China’s Labor Contract Law could not be clearer: employers must have a written employment contract with everyone who works for them and they must do so within one month of the day on which the employee first starting working for the company. if there is no written contract within that first month, the employee can claim double salary for however long the company was out of compliance.   

On top of this, if the company fails to have a written contract with its employee (and for purposes of this post, I strongly urge you to give the widest definition possible to the word “employee” here) for a year, the employee is not only entitled to double salary, he or she has also become an “open-term” employee, which means you cannot get rid of them as you might be able to do with someone whose initial year contract just expired.  

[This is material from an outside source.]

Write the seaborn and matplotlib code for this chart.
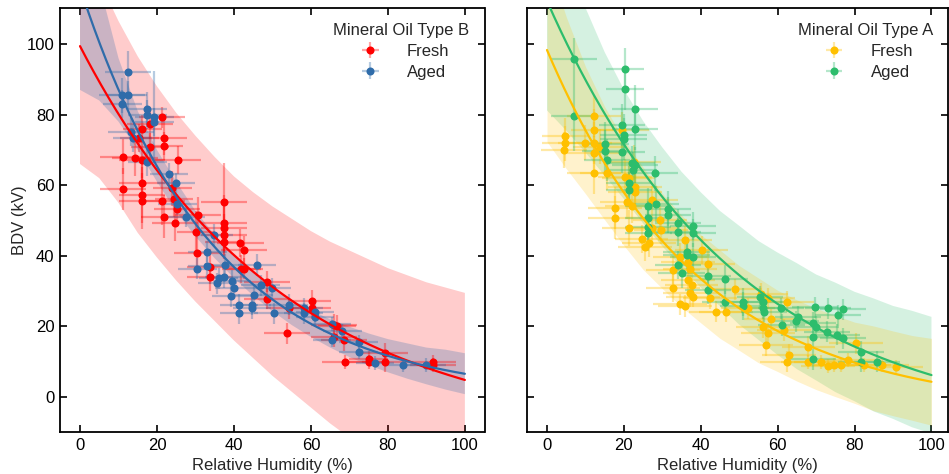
import numpy as np
import matplotlib
matplotlib.use("Agg")
import matplotlib.pyplot as plt
import matplotlib.colors as mcolors
import seaborn as sns

# ---------------- data ----------------
# Mineral Oil Type B - Fresh
B_fresh_x = [21.2, 18.2, 16.2, 15.4, 21.8, 21.8, 18.2, 11.1, 14.2, 16.2, 25.5, 16.2, 11.1, 16.2, 16.2, 21.2,
             24.0, 24.4, 21.8, 25.3, 24.6, 30.6, 30.1, 30.3, 37.4, 37.4, 37.4, 37.4, 37.4, 41.7, 42.6, 41.9,
             42.6, 33.9, 33.8, 48.6, 48.6, 54.2, 53.8, 60.3, 60.3, 65.9, 66.8, 65.9, 68.5, 68.9, 75.0, 75.0,
             79.3, 79.3, 91.8, 91.8]
B_fresh_y = [79.2, 77.2, 75.9, 73.3, 73.5, 71.2, 70.9, 68.1, 67.6, 67.1, 67.1, 60.5, 58.9, 57.2, 55.5, 55.6,
             59.1, 56.1, 51.1, 53.3, 49.2, 51.6, 46.8, 40.7, 55.3, 49.2, 47.8, 45.9, 44.0, 43.7, 41.6, 36.2,
             36.4, 36.9, 34.1, 32.7, 27.9, 25.1, 18.0, 27.3, 25.1, 20.4, 20.1, 17.1, 16.1, 10.0, 10.9, 10.0,
             12.4, 10.0, 10.0, 9.1]
B_fresh_xerr = [6, 6, 5, 5, 6, 5, 5, 6, 6, 6, 6, 6, 6, 6, 6, 6, 5, 5, 6, 6, 6, 6, 5, 6, 6, 6, 6, 6, 5, 6,
                6, 5, 5, 6, 6, 6, 6, 6, 6, 5, 5, 6, 5, 6, 6, 6, 5, 5, 6, 6, 6, 6]
B_fresh_yerr = [3, 4, 4, 4, 5, 4, 4, 5, 5, 5, 4, 6, 6, 8, 8, 7, 5, 5, 6, 4, 5, 5, 6, 5, 11, 8, 7, 6, 5, 4,
                4, 4, 3, 5, 4, 3, 3, 3, 3, 3, 3, 3, 3, 3, 3, 2, 2, 2, 3, 3, 2, 2]

# Mineral Oil Type B - Aged
B_aged_x = [12.4, 11.0, 12.4, 11.0, 17.5, 17.5, 19.3, 19.3, 13.2, 13.7, 17.5, 23.1, 24.9, 25.3, 27.5, 34.8,
            33.1, 33.1, 30.5, 37.8, 36.0, 37.5, 39.5, 35.7, 40.0, 39.3, 41.3, 41.3, 44.7, 44.7, 45.2, 46.0,
            46.9, 49.9, 50.3, 54.2, 58.1, 58.1, 61.1, 61.1, 65.5, 68.2, 65.5, 72.4, 72.4, 76.7, 84.0, 90.0]
B_aged_y = [92.0, 85.5, 85.5, 83.0, 81.5, 80.0, 79.4, 78.0, 75.0, 73.3, 66.7, 63.3, 60.5, 54.6, 51.1, 45.9,
            41.2, 37.0, 36.4, 37.4, 33.6, 34.0, 33.0, 32.2, 30.8, 28.6, 26.1, 23.7, 26.1, 25.1, 28.9, 37.4,
            31.7, 30.8, 23.7, 26.1, 25.1, 23.7, 24.2, 22.7, 20.7, 18.8, 16.1, 15.5, 12.8, 9.7, 9.1, 9.1]
B_aged_xerr = [6, 6, 5, 5, 5, 5, 5, 5, 6, 5, 5, 5, 5, 5, 5, 5, 5, 5, 5, 5, 5, 5, 5, 5, 5, 5, 5, 5, 5, 5,
               5, 5, 5, 5, 5, 5, 5, 5, 5, 5, 5, 5, 5, 5, 5, 5, 5, 5]
B_aged_yerr = [6, 5, 4, 4, 5, 4, 13, 4, 4, 4, 4, 3, 3, 3, 3, 3, 3, 3, 3, 3, 3, 3, 3, 3, 3, 3, 3, 3, 3, 3,
               3, 3, 3, 3, 3, 3, 3, 3, 3, 3, 2, 2, 2, 2, 2, 2, 2, 2]

# Mineral Oil Type A - Fresh
A_fresh_x = [12.2, 12.2, 19.5, 4.8, 4.8, 4.4, 9.9, 12.2, 13.8, 12.2, 22.7, 12.2, 15.6, 20.3, 21.2, 22.9,
             22.9, 20.7, 22.0, 17.7, 17.7, 21.3, 27.2, 29.5, 29.6, 27.2, 24.6, 25.5, 26.5, 35.8, 40.2, 34.5,
             36.7, 37.1, 32.8, 41.9, 36.7, 37.6, 32.8, 37.1, 38.0, 34.5, 35.8, 42.3, 44.0, 46.6, 48.8, 52.3,
             55.7, 57.4, 62.5, 58.3, 56.1, 57.4, 61.7, 57.0, 63.0, 62.4, 68.0, 67.8, 71.2, 73.0, 74.7, 76.4,
             78.3, 80.3, 82.5, 87.2, 90.9]
A_fresh_y = [79.6, 75.6, 75.6, 73.9, 71.9, 70.0, 72.0, 72.0, 70.9, 69.0, 66.5, 63.5, 63.5, 62.4, 61.9, 59.6,
             58.2, 55.3, 54.2, 53.6, 50.8, 47.9, 55.8, 50.1, 47.3, 47.8, 44.8, 42.6, 43.7, 44.5, 41.6, 39.7,
             38.3, 36.4, 36.0, 37.8, 33.1, 31.7, 30.8, 29.4, 28.4, 26.3, 25.8, 28.0, 24.2, 24.2, 30.5, 25.1,
             29.2, 28.0, 27.0, 22.0, 19.7, 18.0, 19.0, 14.7, 11.9, 10.0, 14.2, 10.0, 10.0, 8.8, 9.1, 9.1,
             10.5, 15.2, 9.1, 9.1, 8.4]
A_fresh_xerr = [7, 6, 7, 6, 6, 6, 7, 7, 7, 7, 7, 7, 7, 7, 7, 7, 7, 7, 7, 7, 7, 7, 7, 7, 7, 7, 7, 7, 7, 7,
                7, 7, 7, 7, 7, 7, 7, 7, 7, 7, 7, 7, 7, 7, 7, 7, 7, 7, 7, 7, 7, 7, 7, 7, 7, 7, 7, 7, 7, 7,
                7, 7, 7, 7, 7, 7, 7, 7, 7]
A_fresh_yerr = [6, 6, 5, 5, 5, 5, 5, 6, 5, 5, 5, 6, 5, 5, 5, 5, 5, 5, 5, 6, 6, 5, 4, 4, 4, 4, 4, 4, 4, 4,
                4, 4, 4, 4, 4, 4, 4, 4, 4, 4, 3, 3, 3, 3, 3, 3, 3, 3, 3, 3, 3, 3, 3, 3, 3, 3, 3, 3, 3, 2,
                2, 2, 2, 2, 2, 3, 2, 2, 2]

# Mineral Oil Type A - Aged
A_aged_x = [7.1, 20.3, 20.3, 22.9, 7.1, 19.4, 22.9, 19.9, 19.9, 15.2, 15.2, 19.4, 15.5, 22.0, 22.9, 22.5,
            28.1, 21.4, 21.4, 26.3, 28.3, 31.5, 31.5, 26.3, 26.3, 26.4, 34.1, 34.1, 38.0, 38.0, 36.3, 36.3,
            38.0, 34.1, 35.0, 41.9, 46.2, 41.9, 51.0, 51.0, 55.5, 56.1, 56.1, 56.4, 60.9, 65.2, 64.8, 61.0,
            69.1, 70.0, 69.1, 69.7, 73.0, 75.6, 77.1, 72.8, 75.4, 76.9, 81.6, 81.6, 85.8, 69.1, 46.2]
A_aged_y = [95.8, 92.9, 87.2, 81.5, 79.7, 77.1, 75.9, 74.2, 73.1, 71.8, 69.7, 69.5, 67.1, 66.2, 65.7, 64.3,
            63.4, 60.5, 58.7, 54.2, 54.7, 53.4, 51.6, 50.6, 48.2, 46.4, 49.2, 46.8, 48.5, 46.4, 41.2, 40.2,
            39.7, 37.4, 35.0, 34.3, 33.3, 30.3, 27.0, 25.8, 28.4, 27.0, 25.1, 24.2, 25.1, 22.7, 21.5, 20.4,
            21.0, 19.9, 17.1, 25.4, 25.1, 23.2, 24.8, 18.5, 17.6, 16.6, 12.8, 10.0, 10.0, 10.7, 27.0]
A_aged_xerr = [6, 5, 5, 6, 6, 6, 6, 6, 6, 6, 6, 6, 6, 6, 6, 6, 6, 6, 6, 6, 6, 6, 6, 6, 6, 6, 6, 6, 6, 6,
               6, 6, 6, 6, 6, 6, 6, 6, 6, 6, 6, 6, 6, 6, 6, 6, 6, 6, 6, 6, 6, 6, 6, 6, 6, 6, 6, 6, 6, 6,
               6, 6, 6]
A_aged_yerr = [6, 6, 6, 7, 10, 6, 6, 6, 6, 6, 6, 6, 6, 5, 5, 5, 5, 5, 5, 5, 5, 5, 5, 5, 5, 5, 4, 4, 4, 4,
               4, 4, 4, 4, 4, 4, 4, 4, 4, 4, 3, 3, 3, 3, 3, 3, 3, 3, 3, 3, 3, 3, 3, 3, 3, 3, 3, 3, 3, 3,
               3, 3, 3]

# fitted model parameters y = a * exp(-b * x) + c
fit_B_fresh = (111.2, 0.0190, -11.8)
fit_B_aged = (116.0, 0.0287, 0.0)
fit_A_fresh = (102.3, 0.0251, -4.0)
fit_A_aged = (122.2, 0.0202, -10.0)

# confidence bands sampled every 5 % RH
band_x = [0, 5, 10, 15, 20, 25, 30, 35, 40, 45, 50, 55, 60, 65, 70, 75, 80, 85, 90, 95, 100]
B_fresh_lo = [66, 62, 55, 46.5, 39.5, 33, 27, 21.5, 16, 11, 6, 1.5, -3, -7.5, -11.5, -15.5, -19.5, -23,
              -26.5, -30, -33]
B_fresh_hi = [131, 118, 106.5, 96.5, 88, 80.5, 74, 68, 62.5, 58, 54, 50.5, 47, 44, 41.5, 39, 36.5, 34.5,
              32.5, 31, 29.5]
B_aged_lo = [87, 84, 78, 70, 61, 52.5, 45.5, 39.3, 33.7, 28.7, 24.3, 20.4, 17, 14, 11.3, 9, 7, 5.2, 3.6,
             2.1, 0.8]
B_aged_hi = [145, 117, 96, 81, 70, 61, 52.7, 45.9, 40.1, 35.3, 31.1, 27.6, 24.6, 22, 19.9, 18, 16.4, 15.2,
             14, 13.4, 12.4]
A_fresh_lo = [72.3, 64.7, 57.6, 50.2, 42.9, 36.1, 30.7, 25.5, 21, 16.6, 13.2, 9.7, 7.2, 4.5, 2.1, 0.1, -1.8,
              -3.9, -5.3, -6.6, -8.0]
A_fresh_hi = [124.3, 107.7, 93.6, 82.2, 72.9, 65.1, 57.7, 51.5, 46, 41.6, 37.2, 33.7, 30.2, 27.5, 25.1,
              23.1, 21.2, 20.1, 18.7, 17.4, 16.6]
A_aged_lo = [81.2, 75.5, 69.3, 62.7, 56.1, 49.2, 42.7, 36.8, 31, 25.7, 20.5, 16.2, 11.9, 7.9, 4.7, 1.4,
             -1.2, -4.1, -6.2, -8.6, -10.3]
A_aged_hi = [143.2, 125.5, 110.3, 97.7, 87.1, 78.2, 70.7, 63.8, 58, 52.7, 48.5, 44.2, 40.9, 37.9, 34.7,
             32.4, 29.8, 27.9, 25.8, 24.4, 22.7]

x_ticks = [0, 20, 40, 60, 80, 100]
y_ticks = [0, 20, 40, 60, 80, 100]
series_labels = ["Fresh", "Aged"]
panel_titles = ["Mineral Oil Type B", "Mineral Oil Type A"]

# ---------------- style ----------------
sns.set_theme(style="ticks")
plt.rcParams["font.family"] = ["Liberation Sans", "DejaVu Sans"]
plt.rcParams["font.size"] = 12

C_RED = "#ff0000"
C_BLUE = "#2f6caa"
C_GOLD = "#ffc000"
C_GREEN = "#2dbd6c"

fig = plt.figure(figsize=(9.49, 4.74), dpi=100)
W, H = 949.0, 474.0
axL = fig.add_axes([60 / W, (H - 432.3) / H, 424.5 / W, 424.3 / H])
axR = fig.add_axes([527 / W, (H - 432.3) / H, 421.0 / W, 424.3 / H])

xfine = np.linspace(0, 100, 401)


def model(p):
    a, b, c = p
    return a * np.exp(-b * xfine) + c


def draw_points(ax, x, y, xe, ye, color):
    return ax.errorbar(x, y, xerr=xe, yerr=ye, fmt="o", color=color, ms=5.8, mec="none",
                       ecolor=mcolors.to_rgba(color, 0.35), elinewidth=1.6, capsize=0, zorder=3)


# ---- left panel (Type B) ----
axL.fill_between(band_x, B_fresh_lo, B_fresh_hi, color=C_RED, alpha=0.2, lw=0, zorder=1)
axL.fill_between(band_x, B_aged_lo, B_aged_hi, color=C_BLUE, alpha=0.25, lw=0, zorder=1.1)
hF = draw_points(axL, B_fresh_x, B_fresh_y, B_fresh_xerr, B_fresh_yerr, C_RED)
hA = draw_points(axL, B_aged_x, B_aged_y, B_aged_xerr, B_aged_yerr, C_BLUE)
sns.lineplot(x=xfine, y=model(fit_B_fresh), ax=axL, color=C_RED, lw=1.6, zorder=4)
sns.lineplot(x=xfine, y=model(fit_B_aged), ax=axL, color=C_BLUE, lw=1.6, zorder=4)
axL.legend([hF, hA], series_labels, title=panel_titles[0], loc="upper right", frameon=False,
           fontsize=12, title_fontsize=12, labelspacing=0.35, handletextpad=1.2)

# ---- right panel (Type A) ----
axR.fill_between(band_x, A_aged_lo, A_aged_hi, color=C_GREEN, alpha=0.2, lw=0, zorder=1)
axR.fill_between(band_x, A_fresh_lo, A_fresh_hi, color=C_GOLD, alpha=0.2, lw=0, zorder=1.1)
hF2 = draw_points(axR, A_fresh_x, A_fresh_y, A_fresh_xerr, A_fresh_yerr, C_GOLD)
hA2 = draw_points(axR, A_aged_x, A_aged_y, A_aged_xerr, A_aged_yerr, C_GREEN)
sns.lineplot(x=xfine, y=model(fit_A_fresh), ax=axR, color=C_GOLD, lw=1.6, zorder=4)
sns.lineplot(x=xfine, y=model(fit_A_aged), ax=axR, color=C_GREEN, lw=1.6, zorder=4)
axR.legend([hF2, hA2], series_labels, title=panel_titles[1], loc="upper right", frameon=False,
           fontsize=12, title_fontsize=12, labelspacing=0.35, handletextpad=1.2)

for ax, xmax in ((axL, 105.1), (axR, 104.3)):
    ax.set_xlim(-5.2, xmax)
    ax.set_ylim(-10, 110.2)
    ax.set_xticks(x_ticks)
    ax.set_yticks(y_ticks)
    ax.set_xlabel("Relative Humidity (%)", fontsize=12, labelpad=4)
    ax.tick_params(direction="in", length=5, width=1.2, top=True, right=True, labelsize=12, pad=4,
                   color="black", labelcolor="black")
    for s in ax.spines.values():
        s.set_linewidth(1.3)
        s.set_color("black")
    ax.set_facecolor("white")

axL.set_ylabel("BDV (kV)", fontsize=12, labelpad=0)
axR.set_ylabel("")
axR.tick_params(labelleft=False)

fig.savefig("out.png", dpi=100, facecolor="white")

I cannot even begin to think of the advantages that might outweigh the disadvantages set forth above.  Can you?

 

  • http://www.3q2u.com Corbett

    Important post. I’ve been down this road many times in different types of companies, and I’ve seen where employees will come up with reasons not to sign and stall, knowing they can get double. Don’t let anyone start working until they’ve signed. Email a copy to their account, have hard copies ready, and even best to send them a copy via registered post. Make sure it’s all documented, ie: “Based on our discussion, we look forward to having you onboard Acme Inc….Pending formal signing of your employment agreement (#EA123) sent to you via email on 10/01/10 and by registered mail on 10/02/10, we await your official decision….” Something like that. Otherwise, expect a nasty visit from a labor bureau guy or worse yet the tax department.

  • nelson

    I am always amazed by how many companies still do not have written agreements with their employees. I don’t understand it.

  • Judy

    Good observation. What I am concerned is whether the law could be properly implemented. To say, if an employee sued his employer for failing to sign an employment contract and hence requested for compensation, and this employer was a v established / government organasation, could the court make unbiased judgement?

  • http://www.watanmal.com SUNIL THAMPY

    I work for a Representative Office and as is the process for Representative Offices , we have a contract with FESCO who in turn have a contract with the staff ( tripartite agreement).I would assume that the details as mentioned in the above post does not apply to Representative Offices?

  • nfl

    Dan,
    My company just settled a case with a foreign employee for a pretty high amount. We just assumed the labor contract law did not apply to U.S. citizens since we were thinking we are an American company. But after we were sued, we learned that we are a Chinese company (of course, since we are a WFOE) and that the labor contract law applies to all who work in China, regardless of nationality. That is not going to happen again, let me tell you.

  • Oh No

    I thought everyone knew this but I was proven wrong this week when I joined a new company. We are a WFOE with ten employees and the U.S. office insists “it doesn’t do written employment contracts. I am trying to convince them China is different.